Quarantine Quiz

Learn something new every day during quarantine to prove you did something besides watch depressing news shows.

Where did the phrase “Piss Poor” come from?

People used urine to tan animal skins, so families used to pee in one pot and then once a day take the urine and sell it to the tannery…if you had to do this to survive you were “Piss Poor.”

Don’t have a pot to piss in

However, worse than that were the significantly poor folk who couldn’t even afford to buy a pot. Literally they “didn’t have a pot to piss in,” and were considered the lowest of the low.

The next time you wash your hands and complain that the temperature of the water is not just how you like it, think about how things used to be.

Here are some facts about the 1500’s:

Why brides carry a floral bouquet

Most people married in June because they took their yearly bath in May, so they still smelled pretty good by June. However, since they were just starting to smell, brides carried a bouquet of flowers to hide their body odor. Hence the custom today of the bride carrying a floral bouquet.

Don’t throw the baby out with the bath water

Baths consisted of a big tub filled with hot water. The man of the house had the privilege of the nice clean water, then all the other sons and men, then the women and finally the children. Last of all the babies.

By then the water was so dirty that you could actually lose someone in it. Hence the saying, “Don’t throw the baby out with the bath water!”

It’s raining cats and dogs.

Houses had thatched roofs, thick straw, piled high, with no wood underneath. It was the only place for animals to get warm, so all the cats and other small animals (mice, bugs) lived in the roof. When it rained it became slippery and sometimes the animals would slip and fall off the roof. Hence the saying, “It’s raining cats and dogs.”

Origin of canopy beds

There was nothing to stop things from falling into the house. This posed a real problem in the bedroom where bugs and other droppings could mess up your nice clean bed. Hence, a bed with big posts and a sheet hung over the top afforded some protection. Hence canopy beds came into existence.

Dirt poor

The floor was dirt. Only the wealthy had something other than dirt. So the saying, “dirt poor” came into being.

Threshold

The wealthy had slate floors that would get slippery in the winter when wet, so they spread thresh (straw) on floor to help keep their footing. As the winter wore on, they added more thresh until, when you opened the door, the thresh would start slipping outside. A piece of wood was placed in the entrance-way; hence: a “thresh hold.”

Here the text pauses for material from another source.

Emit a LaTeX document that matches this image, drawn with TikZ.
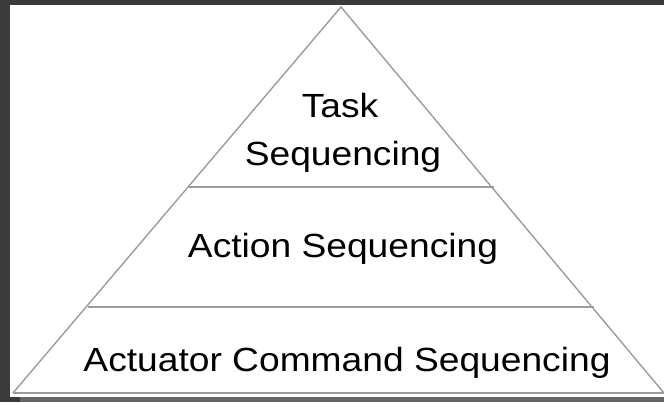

(Getting quite an education, aren’t you?)

Good old-fashioned cooking

In those old days, they cooked in the kitchen with a big kettle that always hung over the fire. Every day people lit the fire and added food to the pot.

They ate mostly vegetables and did not get much meat. They would eat the stew for dinner, leaving leftovers in the pot to get cold overnight and then start over the next day.

Sometimes stew had food in it that had been there for quite a while. So this rhyme came into being:

“Peas porridge hot,
“Peas porridge cold,
“Peas porridge in the pot nine days old”

Bring home the bacon

Sometimes they could obtain pork, which made them feel quite special. When visitors came over, they would hang up their bacon to show off. It was a sign of wealth that a man could, “bring home the bacon.”

Chew the fat

They would cut off a little to share with guests and would all sit around and “chew the fat.”

Tomatoes considered poisonous

Those with money had plates made of pewter. Food with high acid content caused some of the lead to leach onto the food. This caused lead poisoning death. This happened most often with tomatoes, so for the next 400 years or so, tomatoes were considered poisonous.

Upper crust

Bread was divided according to status. Workers were given the burnt bottom of the loaf, the family received the middle, and guests enjoyed the top, or “the upper crust.”

Holding a wake

Lead cups were used to drink ale or whiskey. The combination would sometimes knock the imbibers out for a couple of days. Someone walking along the road would mistake them for dead and prepare them for burial.

They were laid out on the kitchen table for a couple of days and the family would gather around and eat and drink and wait to see if they would wake up. Hence the custom of “holding a wake.”

Dead-ringer

England is old and small and the local folks started running out of places to bury people. So they would dig up coffins and would take the bones to a bone-house, and reuse the grave.

When reopening these coffins, 1 out of 25 coffins were found to have scratch marks on the inside. It was soon realized that they had been burying people alive. The perceived solution was to tie a string on the wrist of the corpse, guide the string through the coffin and up through the ground and tie it to a bell.

Someone would then have to sit out in the graveyard throughout the night (the graveyard shift) to listen for the bell; thus, someone could be, “saved by the bell” or was “considered a dead ringer.”

So that’s the truth

Now, whoever said History was boring!
Smile, because it gives your face something to do.